(Items listed in a dataset)
====

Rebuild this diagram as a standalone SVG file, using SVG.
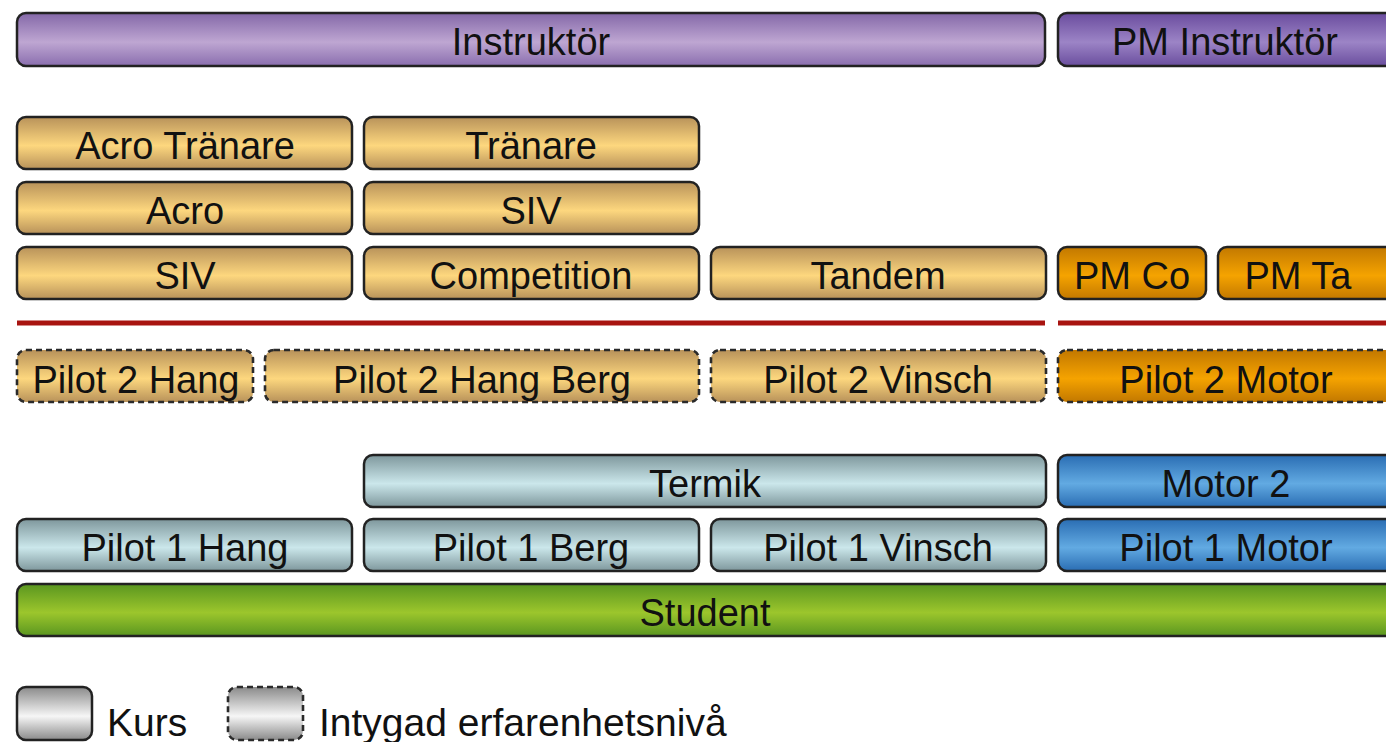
<svg xmlns="http://www.w3.org/2000/svg" width="1386" height="742" viewBox="0 0 1386 742">
<defs>
<linearGradient id="gPurple" x1="0" y1="0" x2="0" y2="1"><stop offset="0" stop-color="#8468a8"/><stop offset="0.55" stop-color="#bea6d2"/><stop offset="1" stop-color="#8a6eae"/></linearGradient>
<linearGradient id="gPurpleD" x1="0" y1="0" x2="0" y2="1"><stop offset="0" stop-color="#6a4c9e"/><stop offset="0.55" stop-color="#9c84c6"/><stop offset="1" stop-color="#6a4e9e"/></linearGradient>
<linearGradient id="gTan" x1="0" y1="0" x2="0" y2="1"><stop offset="0" stop-color="#b8925a"/><stop offset="0.55" stop-color="#fdd77e"/><stop offset="1" stop-color="#b8925a"/></linearGradient>
<linearGradient id="gOrange" x1="0" y1="0" x2="0" y2="1"><stop offset="0" stop-color="#c27800"/><stop offset="0.55" stop-color="#f5a300"/><stop offset="1" stop-color="#c27800"/></linearGradient>
<linearGradient id="gLBlue" x1="0" y1="0" x2="0" y2="1"><stop offset="0" stop-color="#7e979c"/><stop offset="0.55" stop-color="#cbe7eb"/><stop offset="1" stop-color="#7e979c"/></linearGradient>
<linearGradient id="gBlue" x1="0" y1="0" x2="0" y2="1"><stop offset="0" stop-color="#2a6db3"/><stop offset="0.55" stop-color="#62aae2"/><stop offset="1" stop-color="#2a6db3"/></linearGradient>
<linearGradient id="gGreen" x1="0" y1="0" x2="0" y2="1"><stop offset="0" stop-color="#5a9620"/><stop offset="0.55" stop-color="#9cc62c"/><stop offset="1" stop-color="#5a9620"/></linearGradient>
<linearGradient id="gGrey" x1="0" y1="0" x2="0" y2="1"><stop offset="0" stop-color="#8a8a8a"/><stop offset="0.55" stop-color="#f6f6f6"/><stop offset="1" stop-color="#8a8a8a"/></linearGradient>
</defs>
<style>
rect.b{stroke:#222;stroke-width:2.5}
rect.d{stroke:#2a2a2a;stroke-width:2.6;stroke-dasharray:6 4}
text{font-family:"Liberation Sans",Arial,sans-serif;font-size:38px;fill:#111;text-anchor:middle}
text.l{text-anchor:start;font-size:39px}
.red{stroke:#a81410;stroke-width:5}
</style>
<rect width="1386" height="742" fill="#fff"/>
<g id="instruktor"><rect class="b" x="17" y="13" width="1028" height="53" rx="9" fill="url(#gPurple)"/><text x="531" y="55">Instruktör</text></g>
<g id="pm-instruktor"><rect class="b" x="1058" y="13" width="340" height="53" rx="9" fill="url(#gPurpleD)"/><text x="1225" y="55">PM Instruktör</text></g>
<g id="acro-tranare"><rect class="b" x="17" y="117" width="335" height="52" rx="9" fill="url(#gTan)"/><text x="185" y="159">Acro Tränare</text></g>
<g id="tranare"><rect class="b" x="364" y="117" width="335" height="52" rx="9" fill="url(#gTan)"/><text x="531" y="159">Tränare</text></g>
<g id="acro"><rect class="b" x="17" y="182" width="335" height="52" rx="9" fill="url(#gTan)"/><text x="185" y="224">Acro</text></g>
<g id="siv2"><rect class="b" x="364" y="182" width="335" height="52" rx="9" fill="url(#gTan)"/><text x="531" y="224">SIV</text></g>
<g id="siv"><rect class="b" x="17" y="247" width="335" height="52" rx="9" fill="url(#gTan)"/><text x="185" y="289">SIV</text></g>
<g id="competition"><rect class="b" x="364" y="247" width="335" height="52" rx="9" fill="url(#gTan)"/><text x="531" y="289">Competition</text></g>
<g id="tandem"><rect class="b" x="711" y="247" width="335" height="52" rx="9" fill="url(#gTan)"/><text x="878" y="289">Tandem</text></g>
<g id="pm-co"><rect class="b" x="1058" y="247" width="148" height="52" rx="9" fill="url(#gOrange)"/><text x="1132" y="289">PM Co</text></g>
<g id="pm-ta"><rect class="b" x="1218" y="247" width="180" height="52" rx="9" fill="url(#gOrange)"/><text x="1298" y="289">PM Ta</text></g>
<g id="connectors"><line class="red" x1="17" y1="323" x2="1045" y2="323"/><line class="red" x1="1058" y1="323" x2="1386" y2="323"/></g>
<g id="pilot2-hang"><rect class="d" x="17" y="350" width="236" height="52" rx="9" fill="url(#gTan)"/><text x="136" y="393">Pilot 2 Hang</text></g>
<g id="pilot2-hang-berg"><rect class="d" x="265" y="350" width="434" height="52" rx="9" fill="url(#gTan)"/><text x="482" y="393">Pilot 2 Hang Berg</text></g>
<g id="pilot2-vinsch"><rect class="d" x="711" y="350" width="335" height="52" rx="9" fill="url(#gTan)"/><text x="878" y="393">Pilot 2 Vinsch</text></g>
<g id="pilot2-motor"><rect class="d" x="1058" y="350" width="340" height="52" rx="9" fill="url(#gOrange)"/><text x="1226" y="393">Pilot 2 Motor</text></g>
<g id="termik"><rect class="b" x="364" y="455" width="682" height="52" rx="9" fill="url(#gLBlue)"/><text x="705" y="497">Termik</text></g>
<g id="motor2"><rect class="b" x="1058" y="455" width="340" height="52" rx="9" fill="url(#gBlue)"/><text x="1226" y="497">Motor 2</text></g>
<g id="pilot1-hang"><rect class="b" x="17" y="519" width="335" height="52" rx="9" fill="url(#gLBlue)"/><text x="185" y="561">Pilot 1 Hang</text></g>
<g id="pilot1-berg"><rect class="b" x="364" y="519" width="335" height="52" rx="9" fill="url(#gLBlue)"/><text x="531" y="561">Pilot 1 Berg</text></g>
<g id="pilot1-vinsch"><rect class="b" x="711" y="519" width="335" height="52" rx="9" fill="url(#gLBlue)"/><text x="878" y="561">Pilot 1 Vinsch</text></g>
<g id="pilot1-motor"><rect class="b" x="1058" y="519" width="340" height="52" rx="9" fill="url(#gBlue)"/><text x="1226" y="561">Pilot 1 Motor</text></g>
<g id="student"><rect class="b" x="17" y="584" width="1381" height="52" rx="9" fill="url(#gGreen)"/><text x="705" y="626">Student</text></g>
<g id="legend-kurs"><rect class="b" x="17" y="687" width="75" height="53" rx="9" fill="url(#gGrey)"/><text class="l" x="107" y="736">Kurs</text></g>
<g id="legend-intygad"><rect class="d" x="228" y="687" width="75" height="53" rx="9" fill="url(#gGrey)"/><text class="l" x="319" y="736">Intygad erfarenhetsnivå</text></g>
</svg>
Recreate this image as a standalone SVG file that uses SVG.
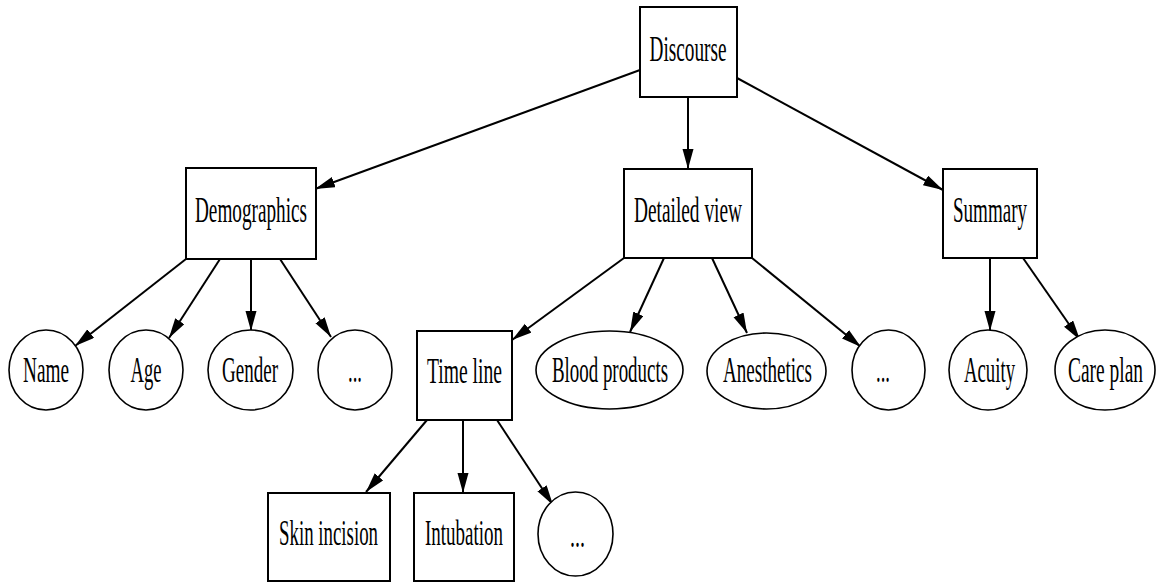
<svg xmlns="http://www.w3.org/2000/svg" width="1158" height="582" viewBox="0 0 1158 582">
<defs>
<style>
.box{fill:#fff;stroke:#000;stroke-width:2}
.ell{fill:#fff;stroke:#000;stroke-width:1.6}
.lbl{font-family:"Liberation Serif","Times New Roman",serif;font-size:35px;fill:#000;text-anchor:middle}
.edge{fill:none;stroke:#000;stroke-width:2;marker-end:url(#arr)}
</style>
<marker id="arr" markerUnits="userSpaceOnUse" markerWidth="22" markerHeight="12" refX="20" refY="5.5" orient="auto">
<path d="M0,0 L20,5.5 L0,11 z" fill="#000"/>
</marker>
</defs>
<rect width="1158" height="582" fill="#fff"/>
<g id="edges">
<line class="edge" x1="640" y1="70" x2="315" y2="189"/>
<line class="edge" x1="688" y1="97" x2="688" y2="169"/>
<line class="edge" x1="737" y1="78" x2="943" y2="190"/>
<line class="edge" x1="186" y1="259" x2="75" y2="346"/>
<line class="edge" x1="220" y1="259" x2="169" y2="338"/>
<line class="edge" x1="251" y1="259" x2="251" y2="331"/>
<line class="edge" x1="280" y1="259" x2="331" y2="337"/>
<line class="edge" x1="624" y1="258" x2="512" y2="340"/>
<line class="edge" x1="664" y1="258" x2="630" y2="332"/>
<line class="edge" x1="712" y1="258" x2="747" y2="333"/>
<line class="edge" x1="752" y1="258" x2="861" y2="347"/>
<line class="edge" x1="990" y1="258" x2="990" y2="331"/>
<line class="edge" x1="1023" y1="258" x2="1080" y2="340"/>
<line class="edge" x1="427" y1="420" x2="366" y2="492"/>
<line class="edge" x1="463" y1="420" x2="463" y2="493"/>
<line class="edge" x1="497" y1="420" x2="553" y2="505"/>
</g>
<g id="discourse"><rect class="box" x="640" y="7" width="97" height="90"/><text class="lbl" x="688" y="61" textLength="77" lengthAdjust="spacingAndGlyphs">Discourse</text></g>
<g id="demographics"><rect class="box" x="186" y="168" width="130" height="91"/><text class="lbl" x="251" y="222" textLength="112" lengthAdjust="spacingAndGlyphs">Demographics</text></g>
<g id="detailed"><rect class="box" x="624" y="169" width="128" height="89"/><text class="lbl" x="688" y="222" textLength="108" lengthAdjust="spacingAndGlyphs">Detailed view</text></g>
<g id="summary"><rect class="box" x="943" y="169" width="94" height="89"/><text class="lbl" x="990" y="222" textLength="74" lengthAdjust="spacingAndGlyphs">Summary</text></g>
<g id="name"><ellipse class="ell" cx="46" cy="370" rx="37" ry="40"/><text class="lbl" x="46" y="382" textLength="46" lengthAdjust="spacingAndGlyphs">Name</text></g>
<g id="age"><ellipse class="ell" cx="146" cy="370" rx="37" ry="40"/><text class="lbl" x="146" y="382" textLength="31" lengthAdjust="spacingAndGlyphs">Age</text></g>
<g id="gender"><ellipse class="ell" cx="250.5" cy="370" rx="42.5" ry="40"/><text class="lbl" x="250" y="382" textLength="56" lengthAdjust="spacingAndGlyphs">Gender</text></g>
<g id="demo-more"><ellipse class="ell" cx="355" cy="370" rx="37" ry="40"/><text class="lbl" x="355" y="382" textLength="14" lengthAdjust="spacingAndGlyphs">...</text></g>
<g id="timeline"><rect class="box" x="417" y="331" width="95" height="89"/><text class="lbl" x="464.5" y="383" textLength="75" lengthAdjust="spacingAndGlyphs">Time line</text></g>
<g id="blood"><ellipse class="ell" cx="609.5" cy="370" rx="73.5" ry="39"/><text class="lbl" x="610" y="382" textLength="116" lengthAdjust="spacingAndGlyphs">Blood products</text></g>
<g id="anesthetics"><ellipse class="ell" cx="766.5" cy="371" rx="59.5" ry="38"/><text class="lbl" x="767.5" y="382" textLength="89" lengthAdjust="spacingAndGlyphs">Anesthetics</text></g>
<g id="detail-more"><ellipse class="ell" cx="888.5" cy="370" rx="36.5" ry="40"/><text class="lbl" x="883" y="382" textLength="14" lengthAdjust="spacingAndGlyphs">...</text></g>
<g id="acuity"><ellipse class="ell" cx="988" cy="370" rx="39" ry="40"/><text class="lbl" x="989.5" y="382" textLength="51" lengthAdjust="spacingAndGlyphs">Acuity</text></g>
<g id="careplan"><ellipse class="ell" cx="1105" cy="370" rx="50" ry="40"/><text class="lbl" x="1105.5" y="382" textLength="75" lengthAdjust="spacingAndGlyphs">Care plan</text></g>
<g id="skin"><rect class="box" x="268" y="493" width="122" height="88"/><text class="lbl" x="328.5" y="545" textLength="99" lengthAdjust="spacingAndGlyphs">Skin incision</text></g>
<g id="intubation"><rect class="box" x="414" y="493" width="100" height="88"/><text class="lbl" x="464" y="545" textLength="78" lengthAdjust="spacingAndGlyphs">Intubation</text></g>
<g id="time-more"><ellipse class="ell" cx="575.5" cy="534" rx="37.5" ry="42"/><text class="lbl" x="577.5" y="547" textLength="15" lengthAdjust="spacingAndGlyphs">...</text></g>
</svg>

====

WHAT YOU HAVE TO DO
Search the entries for the word "file" and gather every line where it appears.

EXERCISE RESULT
Rebuild this diagram as a standalone SVG file, using SVG.
Recreate this image as a standalone SVG file that uses SVG.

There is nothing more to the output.